Chrissy McKaigue might have his gaze on Cooper; he did after all eclipse Diarmuid Connolly in their impressive semi-final win over Vincent’s. That he also managed four points from play (from centre-back) marks him out as a potential dual worry for the Kerry champions.

Christopher Bradley is Slaughtneil’s most accurate forward and Fionn Fitzgerald will probably be tasked with him or Shane McGuigan, another possible thorn in Crokes’ side.

Very often club finals are won by the previously unheralded club player who may never again see Croke Park. Let’s hope two of them are picking up the man-of-the-match trophies. Crokes and Ballyea are the tentative choices to have the bonfires blazing on Saturday evening. CL

Kerry ready to down the Dubs

This weekend sees round five of the Allianz National Football League and most of the attention will be focused on Tralee on Saturday night, with Kerry and Dublin throwing in at 7pm.

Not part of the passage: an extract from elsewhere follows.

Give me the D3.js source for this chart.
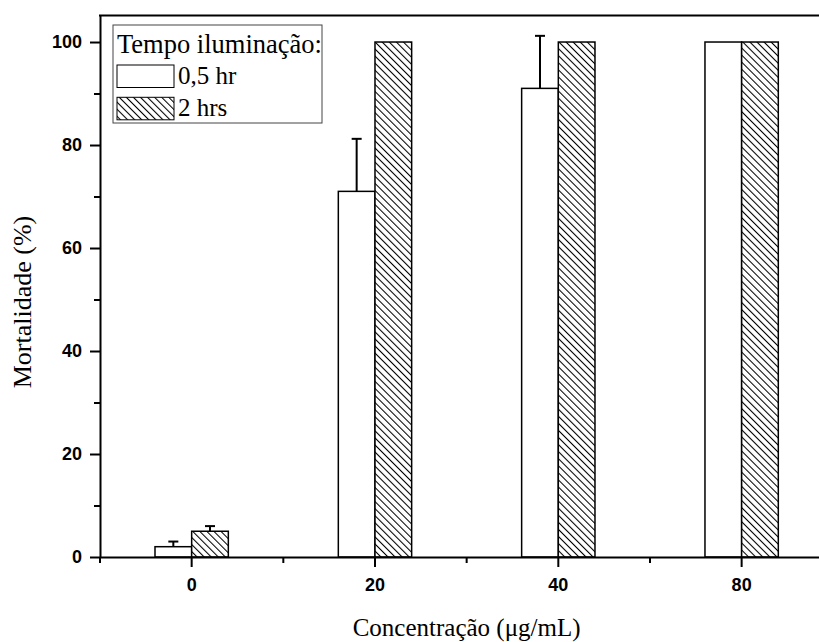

There will just be time to turn over after the rugby, hopefully in a good mood, to watch what could match Kilkenny and Tipperary’s entertainment in the hurling the previous Saturday night.

There will be a lot of hype around this fixture, most of it based on Dublin’s attempt to go 34 games unbeaten in league and championship. This apparently matches a record previously held by Kerry back in 1933.

This Kingdom side won’t care about saving any record held by their own but they will care about beating Dublin – something they haven’t managed to do in two years. League wins and losses are never unduly important, it is the championship hex that Jim Gavin’s teams have over Éamonn Fitzmaurice that irks Kerry folk most.

This game is a sellout, it’s Saturday night under lights, with live TV and there should be a fiery atmosphere to boot. These are the games you find out about players. Stick your hand up in Austin Stack Park and you will have that hand on a championship jersey.

That is what’s at stake here and records that mean very little apart, it’s enough. I have little doubt that Jim Gavin and his management team would have liked to have been relieved of the unbeaten record talk this spring, but not against Kerry. They have after all drawn two games in Tyrone and Donegal – they might have preferred to lose one of them!

Instead they will probably fall at this fence because Kerry’s need is far greater. They need to prove to themselves and their supporters that they can not just live with the Dubs, but that they can actually beat them. It’s up there with their mid-noughties fixation about Ulster teams and their toughness – ie Kerry’s lack of it. It’s a Kerry thing and having lived there for long enough I (think I) understand it.

This means more than football. I fancy Kerry.

The rest of the weekend has a couple of decent encounters. Donegal and Tyrone can bate the life out of each other at the very same time, 7pm, on Saturday night, away from prying eyes! Mayo and Monaghan should record home wins at the expense of Cavan and Roscommon.

Division two has compressed like an accordion in recent weeks, four home wins won’t provide much clarity either on promotion but it is likely on a weekend in the top two flights of mostly home comforts.